2. Aus den vorstehenden Erwägungen ergibt sich zugleich, dass die Streitsache keine besonderen tatsächlichen und rechtlichen Schwierigkeiten im Sinn von § 124 Abs. 2 Nr. 2 VwGO aufweist, die eine Zulassung der Berufung erforderlich machen würde, insbesondere ist die vom Kläger in diesem Zusammenhang thematisierte Frage zu einem aus der Genehmigung vom 23. November 1944 für die Errichtung eines Ausweichlagers resultierenden Bestandsschutz aus den dargestellten Gründen bereits nicht entscheidungserheblich.

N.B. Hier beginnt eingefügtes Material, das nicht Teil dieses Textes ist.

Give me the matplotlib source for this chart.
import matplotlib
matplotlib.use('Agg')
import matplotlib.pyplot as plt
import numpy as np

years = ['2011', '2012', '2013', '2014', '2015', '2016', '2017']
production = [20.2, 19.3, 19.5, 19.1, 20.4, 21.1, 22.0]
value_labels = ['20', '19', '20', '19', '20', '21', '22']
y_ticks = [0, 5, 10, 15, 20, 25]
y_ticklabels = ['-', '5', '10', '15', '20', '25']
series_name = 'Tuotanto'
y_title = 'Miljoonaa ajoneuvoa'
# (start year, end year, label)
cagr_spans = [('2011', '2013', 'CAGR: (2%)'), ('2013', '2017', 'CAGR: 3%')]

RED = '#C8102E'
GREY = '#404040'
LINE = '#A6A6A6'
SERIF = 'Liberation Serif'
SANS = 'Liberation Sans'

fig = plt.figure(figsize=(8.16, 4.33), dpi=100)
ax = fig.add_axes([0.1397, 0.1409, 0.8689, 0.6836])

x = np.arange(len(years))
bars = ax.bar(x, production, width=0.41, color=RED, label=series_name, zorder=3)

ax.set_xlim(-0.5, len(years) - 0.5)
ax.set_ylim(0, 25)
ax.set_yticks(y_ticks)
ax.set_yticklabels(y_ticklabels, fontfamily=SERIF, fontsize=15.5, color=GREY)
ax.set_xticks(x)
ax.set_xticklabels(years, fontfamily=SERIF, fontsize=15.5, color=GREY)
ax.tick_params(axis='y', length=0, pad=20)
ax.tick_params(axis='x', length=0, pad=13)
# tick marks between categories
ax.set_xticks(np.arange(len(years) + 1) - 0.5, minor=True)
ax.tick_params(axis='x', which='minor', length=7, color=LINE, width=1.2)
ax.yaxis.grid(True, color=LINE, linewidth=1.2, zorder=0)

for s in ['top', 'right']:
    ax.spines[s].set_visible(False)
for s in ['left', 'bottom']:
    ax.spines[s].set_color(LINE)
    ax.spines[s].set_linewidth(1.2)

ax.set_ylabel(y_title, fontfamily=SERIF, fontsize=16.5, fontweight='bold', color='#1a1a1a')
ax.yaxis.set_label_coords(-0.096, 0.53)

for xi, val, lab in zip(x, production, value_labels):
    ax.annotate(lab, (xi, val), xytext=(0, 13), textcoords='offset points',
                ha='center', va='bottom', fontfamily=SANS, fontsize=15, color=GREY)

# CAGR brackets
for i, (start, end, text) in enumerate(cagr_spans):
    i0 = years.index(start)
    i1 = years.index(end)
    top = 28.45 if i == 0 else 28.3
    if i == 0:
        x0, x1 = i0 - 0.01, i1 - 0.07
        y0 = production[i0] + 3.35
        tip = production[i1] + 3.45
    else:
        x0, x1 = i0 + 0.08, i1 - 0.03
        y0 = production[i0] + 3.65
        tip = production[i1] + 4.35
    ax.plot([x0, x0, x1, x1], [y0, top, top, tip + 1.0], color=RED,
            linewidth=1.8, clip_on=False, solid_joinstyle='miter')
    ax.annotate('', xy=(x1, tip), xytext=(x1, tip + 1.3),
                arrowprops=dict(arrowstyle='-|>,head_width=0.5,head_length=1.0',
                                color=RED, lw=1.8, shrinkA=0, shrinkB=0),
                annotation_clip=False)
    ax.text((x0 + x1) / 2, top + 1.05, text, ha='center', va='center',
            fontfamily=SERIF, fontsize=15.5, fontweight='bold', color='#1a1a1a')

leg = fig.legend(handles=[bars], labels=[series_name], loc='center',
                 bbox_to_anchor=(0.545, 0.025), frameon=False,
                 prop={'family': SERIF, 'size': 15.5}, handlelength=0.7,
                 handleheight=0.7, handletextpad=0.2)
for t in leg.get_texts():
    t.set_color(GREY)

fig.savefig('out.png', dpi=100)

Der Kläger hat die Kosten des Zulassungsverfahrens zu tragen, weil sein Rechtsmittel erfolglos geblieben ist (§ 154 Abs. 2 VwGO). Es entspricht der Billigkeit, dass der Beigeladene seine außergerichtlichen Kosten selbst trägt, da er sich im Zulassungsverfahren nicht geäußert hat (§ 162 Abs. 3 VwGO).
Die Festsetzung des Streitwerts beruht auf § 63 Abs. 2 Satz 1, 47 Abs. 1 und 3, § 52 Abs. 1 GKG und entspricht dem vom Verwaltungsgericht festgesetzten Betrag.
Mit der Ablehnung des Zulassungsantrags wird das Urteil des Verwaltungsgerichts rechtskräftig (§ 124a Abs. 5 Satz 4 VwGO).